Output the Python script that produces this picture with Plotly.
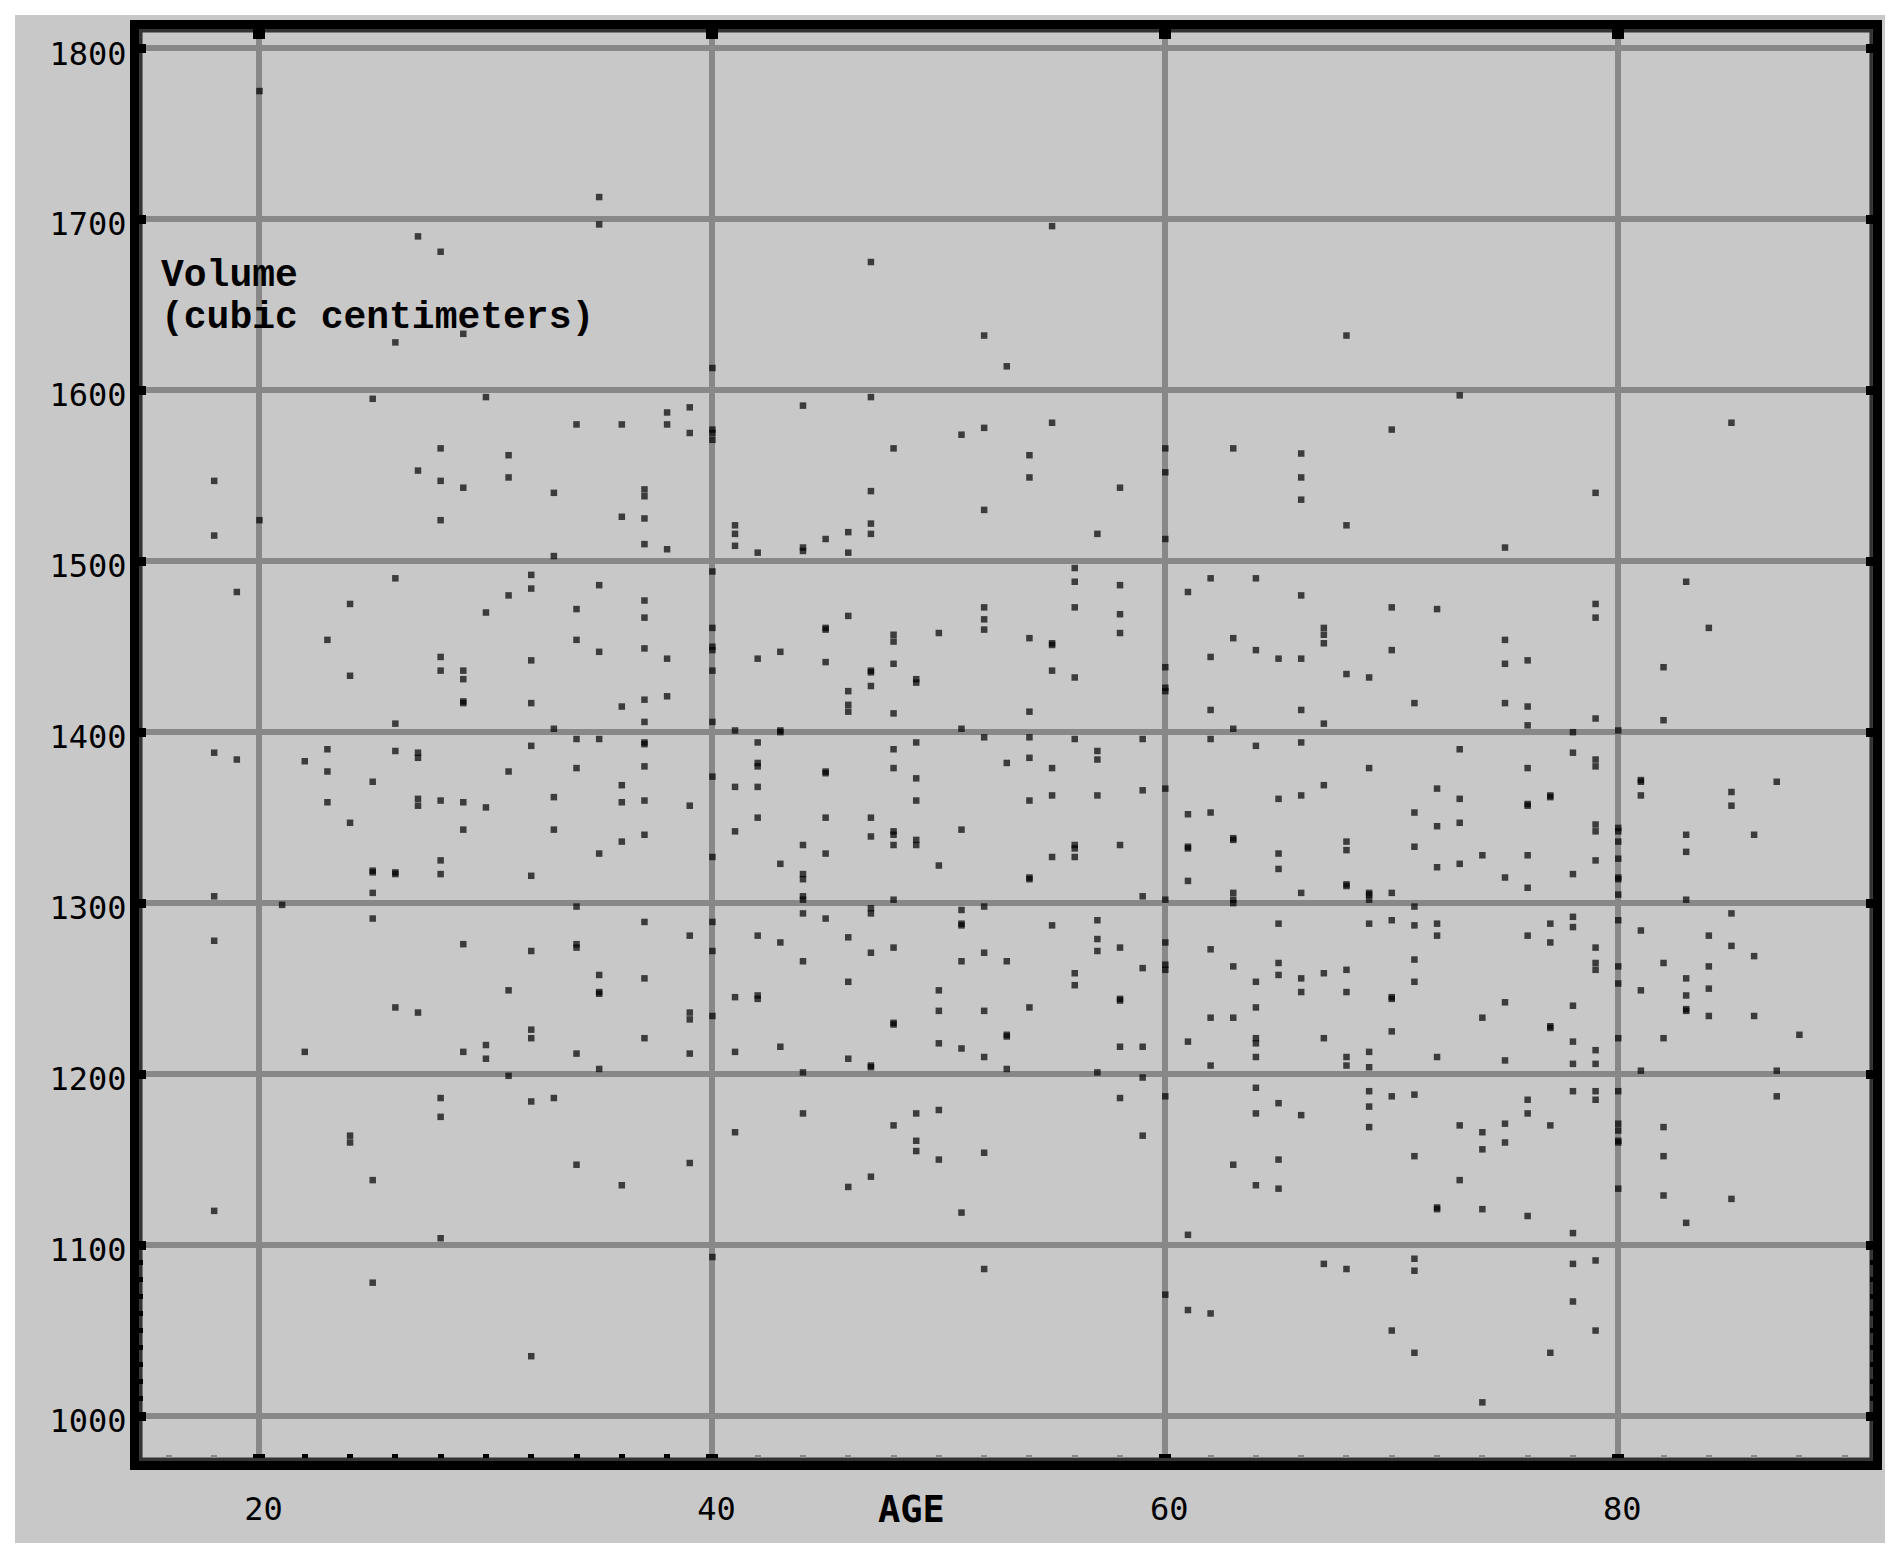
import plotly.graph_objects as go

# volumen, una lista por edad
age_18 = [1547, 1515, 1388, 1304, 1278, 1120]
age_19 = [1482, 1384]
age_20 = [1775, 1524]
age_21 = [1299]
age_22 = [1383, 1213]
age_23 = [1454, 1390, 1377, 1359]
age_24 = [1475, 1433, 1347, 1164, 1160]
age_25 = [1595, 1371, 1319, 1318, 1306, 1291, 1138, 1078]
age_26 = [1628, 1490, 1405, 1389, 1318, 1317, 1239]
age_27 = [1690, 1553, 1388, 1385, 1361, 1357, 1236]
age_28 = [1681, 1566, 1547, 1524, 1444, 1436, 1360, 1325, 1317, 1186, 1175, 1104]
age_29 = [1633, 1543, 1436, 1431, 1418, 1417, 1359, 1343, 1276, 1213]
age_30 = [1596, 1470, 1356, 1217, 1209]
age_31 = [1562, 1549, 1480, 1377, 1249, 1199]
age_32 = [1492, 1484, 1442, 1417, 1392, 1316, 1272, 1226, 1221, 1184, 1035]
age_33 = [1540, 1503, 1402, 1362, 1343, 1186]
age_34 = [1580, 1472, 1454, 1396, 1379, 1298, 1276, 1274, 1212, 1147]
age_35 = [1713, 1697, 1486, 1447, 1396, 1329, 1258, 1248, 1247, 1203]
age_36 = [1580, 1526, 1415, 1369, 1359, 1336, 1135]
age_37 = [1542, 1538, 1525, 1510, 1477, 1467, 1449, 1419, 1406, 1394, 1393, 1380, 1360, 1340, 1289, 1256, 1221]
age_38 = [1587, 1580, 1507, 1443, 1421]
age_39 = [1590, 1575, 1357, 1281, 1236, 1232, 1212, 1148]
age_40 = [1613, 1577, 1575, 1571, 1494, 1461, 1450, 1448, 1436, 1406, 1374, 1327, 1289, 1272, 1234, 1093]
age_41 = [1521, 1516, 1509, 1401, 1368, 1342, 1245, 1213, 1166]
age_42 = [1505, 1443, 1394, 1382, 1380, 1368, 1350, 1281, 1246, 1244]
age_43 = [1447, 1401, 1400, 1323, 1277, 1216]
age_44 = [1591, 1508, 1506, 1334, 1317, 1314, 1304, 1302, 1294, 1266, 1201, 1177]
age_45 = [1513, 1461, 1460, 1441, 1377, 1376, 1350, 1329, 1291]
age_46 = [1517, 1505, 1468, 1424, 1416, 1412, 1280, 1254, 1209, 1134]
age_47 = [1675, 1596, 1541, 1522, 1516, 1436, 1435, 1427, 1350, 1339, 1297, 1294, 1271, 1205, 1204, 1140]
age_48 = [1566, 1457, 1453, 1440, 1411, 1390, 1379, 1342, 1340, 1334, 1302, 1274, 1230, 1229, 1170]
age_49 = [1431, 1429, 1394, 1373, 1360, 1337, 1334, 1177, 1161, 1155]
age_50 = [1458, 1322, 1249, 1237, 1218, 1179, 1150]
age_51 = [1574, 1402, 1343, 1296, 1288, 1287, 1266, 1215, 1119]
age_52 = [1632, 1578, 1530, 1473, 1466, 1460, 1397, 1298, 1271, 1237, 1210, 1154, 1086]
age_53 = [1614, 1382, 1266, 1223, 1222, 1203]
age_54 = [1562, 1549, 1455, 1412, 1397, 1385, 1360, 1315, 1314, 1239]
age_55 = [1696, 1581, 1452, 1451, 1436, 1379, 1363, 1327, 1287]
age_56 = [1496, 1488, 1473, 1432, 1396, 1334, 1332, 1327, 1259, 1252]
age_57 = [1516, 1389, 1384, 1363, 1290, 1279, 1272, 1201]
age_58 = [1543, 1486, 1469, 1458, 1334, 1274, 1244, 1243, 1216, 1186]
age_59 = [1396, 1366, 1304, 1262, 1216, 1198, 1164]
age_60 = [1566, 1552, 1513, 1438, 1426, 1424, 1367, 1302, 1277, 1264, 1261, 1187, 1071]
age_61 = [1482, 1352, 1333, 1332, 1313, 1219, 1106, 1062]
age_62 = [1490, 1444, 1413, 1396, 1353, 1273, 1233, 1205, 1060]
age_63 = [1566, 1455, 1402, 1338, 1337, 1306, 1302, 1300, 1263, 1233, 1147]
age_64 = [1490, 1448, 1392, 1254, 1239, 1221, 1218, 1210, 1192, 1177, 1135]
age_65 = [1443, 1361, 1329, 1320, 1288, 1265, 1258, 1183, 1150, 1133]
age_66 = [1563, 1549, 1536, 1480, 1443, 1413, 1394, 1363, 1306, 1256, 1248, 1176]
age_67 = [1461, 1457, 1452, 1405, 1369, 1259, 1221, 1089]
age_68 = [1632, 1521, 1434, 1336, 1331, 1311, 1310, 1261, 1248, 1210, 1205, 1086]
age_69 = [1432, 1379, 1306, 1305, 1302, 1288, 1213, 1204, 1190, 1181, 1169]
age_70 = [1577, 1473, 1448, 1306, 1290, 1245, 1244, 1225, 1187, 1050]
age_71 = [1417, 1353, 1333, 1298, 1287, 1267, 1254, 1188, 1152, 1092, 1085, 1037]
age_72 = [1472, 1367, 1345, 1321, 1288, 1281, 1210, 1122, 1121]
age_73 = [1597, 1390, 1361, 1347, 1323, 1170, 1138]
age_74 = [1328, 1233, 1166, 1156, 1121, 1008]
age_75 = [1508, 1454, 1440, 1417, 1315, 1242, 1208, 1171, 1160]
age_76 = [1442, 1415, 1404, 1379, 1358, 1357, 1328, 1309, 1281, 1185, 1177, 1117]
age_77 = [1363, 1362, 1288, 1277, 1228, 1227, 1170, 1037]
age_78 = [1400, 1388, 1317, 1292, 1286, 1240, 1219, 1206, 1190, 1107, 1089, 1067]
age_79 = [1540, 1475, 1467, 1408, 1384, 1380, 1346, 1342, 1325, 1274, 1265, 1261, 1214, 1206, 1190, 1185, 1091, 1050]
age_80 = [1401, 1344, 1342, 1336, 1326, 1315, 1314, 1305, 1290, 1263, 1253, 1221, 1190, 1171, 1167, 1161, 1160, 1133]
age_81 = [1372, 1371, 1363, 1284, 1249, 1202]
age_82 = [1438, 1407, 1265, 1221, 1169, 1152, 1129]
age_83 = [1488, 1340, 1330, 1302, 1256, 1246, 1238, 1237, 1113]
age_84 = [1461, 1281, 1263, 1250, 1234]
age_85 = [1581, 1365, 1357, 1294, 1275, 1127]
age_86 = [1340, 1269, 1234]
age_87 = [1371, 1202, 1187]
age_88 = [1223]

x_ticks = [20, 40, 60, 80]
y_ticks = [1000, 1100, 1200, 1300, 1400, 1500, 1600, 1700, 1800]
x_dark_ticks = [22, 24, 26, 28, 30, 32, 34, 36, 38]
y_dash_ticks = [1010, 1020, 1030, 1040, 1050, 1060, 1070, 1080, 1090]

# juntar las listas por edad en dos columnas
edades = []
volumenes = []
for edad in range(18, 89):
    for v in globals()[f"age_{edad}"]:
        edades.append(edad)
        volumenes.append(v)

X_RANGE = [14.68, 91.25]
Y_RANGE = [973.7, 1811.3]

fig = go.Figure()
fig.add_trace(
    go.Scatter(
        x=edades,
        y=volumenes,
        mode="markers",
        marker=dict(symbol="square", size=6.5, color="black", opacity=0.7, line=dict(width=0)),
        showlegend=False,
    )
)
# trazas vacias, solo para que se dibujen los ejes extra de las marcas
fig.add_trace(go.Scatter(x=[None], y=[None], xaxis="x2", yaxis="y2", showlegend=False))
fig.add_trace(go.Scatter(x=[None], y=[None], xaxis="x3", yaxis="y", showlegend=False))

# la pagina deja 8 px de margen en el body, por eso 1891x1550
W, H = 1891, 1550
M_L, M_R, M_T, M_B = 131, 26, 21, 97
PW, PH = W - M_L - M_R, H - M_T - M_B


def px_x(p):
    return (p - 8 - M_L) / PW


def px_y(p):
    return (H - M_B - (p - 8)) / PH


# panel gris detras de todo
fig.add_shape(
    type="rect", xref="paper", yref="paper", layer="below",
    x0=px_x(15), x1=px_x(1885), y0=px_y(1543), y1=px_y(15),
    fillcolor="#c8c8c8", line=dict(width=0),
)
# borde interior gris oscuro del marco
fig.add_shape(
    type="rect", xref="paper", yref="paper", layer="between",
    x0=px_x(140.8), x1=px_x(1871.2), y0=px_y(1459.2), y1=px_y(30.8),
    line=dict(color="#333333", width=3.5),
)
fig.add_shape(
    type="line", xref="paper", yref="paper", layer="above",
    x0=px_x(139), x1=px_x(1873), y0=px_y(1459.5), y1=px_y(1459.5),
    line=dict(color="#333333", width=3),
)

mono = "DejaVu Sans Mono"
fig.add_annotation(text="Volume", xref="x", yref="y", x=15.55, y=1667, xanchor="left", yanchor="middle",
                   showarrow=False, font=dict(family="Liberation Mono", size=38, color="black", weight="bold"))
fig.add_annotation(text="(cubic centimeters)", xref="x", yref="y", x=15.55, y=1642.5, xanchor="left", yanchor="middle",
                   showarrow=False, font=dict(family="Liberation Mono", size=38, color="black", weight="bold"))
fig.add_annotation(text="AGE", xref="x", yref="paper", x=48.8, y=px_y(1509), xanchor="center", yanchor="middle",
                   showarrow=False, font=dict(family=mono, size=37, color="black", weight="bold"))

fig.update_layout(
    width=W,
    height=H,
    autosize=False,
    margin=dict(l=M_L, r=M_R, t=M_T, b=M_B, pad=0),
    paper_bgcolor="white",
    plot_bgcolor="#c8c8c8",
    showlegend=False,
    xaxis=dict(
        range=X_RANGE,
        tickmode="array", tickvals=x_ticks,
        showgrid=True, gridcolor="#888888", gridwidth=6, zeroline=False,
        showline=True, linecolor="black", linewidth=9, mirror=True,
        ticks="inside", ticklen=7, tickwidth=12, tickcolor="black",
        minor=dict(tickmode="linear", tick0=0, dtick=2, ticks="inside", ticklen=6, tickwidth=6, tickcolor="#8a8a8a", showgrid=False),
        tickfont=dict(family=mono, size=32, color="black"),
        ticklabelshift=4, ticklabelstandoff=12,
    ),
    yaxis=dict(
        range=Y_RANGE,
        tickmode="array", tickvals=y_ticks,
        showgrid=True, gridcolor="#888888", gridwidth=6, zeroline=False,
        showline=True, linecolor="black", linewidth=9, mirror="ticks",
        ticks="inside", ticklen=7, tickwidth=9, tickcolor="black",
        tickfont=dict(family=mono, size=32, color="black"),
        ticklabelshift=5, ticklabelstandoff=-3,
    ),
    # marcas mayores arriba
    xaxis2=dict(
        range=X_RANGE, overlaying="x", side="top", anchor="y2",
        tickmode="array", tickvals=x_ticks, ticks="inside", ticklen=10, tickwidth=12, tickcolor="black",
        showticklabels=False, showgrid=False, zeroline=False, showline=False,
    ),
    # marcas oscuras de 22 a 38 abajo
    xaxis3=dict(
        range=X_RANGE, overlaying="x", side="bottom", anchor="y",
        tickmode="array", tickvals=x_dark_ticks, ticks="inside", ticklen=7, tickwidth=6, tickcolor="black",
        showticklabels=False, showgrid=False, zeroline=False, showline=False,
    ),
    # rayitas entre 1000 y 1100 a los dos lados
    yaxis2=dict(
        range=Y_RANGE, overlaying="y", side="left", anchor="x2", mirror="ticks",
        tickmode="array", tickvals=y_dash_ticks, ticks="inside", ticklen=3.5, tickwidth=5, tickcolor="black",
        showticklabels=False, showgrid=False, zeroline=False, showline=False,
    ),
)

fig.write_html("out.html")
========
#### [EXERCISE DETAILS]
Leave the pictures out and reproduce exactly the lines from the top of the listing above through the line with "import plotly.graph_objects as go".

#### [RESULT BELOW]
Output the Python script that produces this picture with Plotly.
import plotly.graph_objects as go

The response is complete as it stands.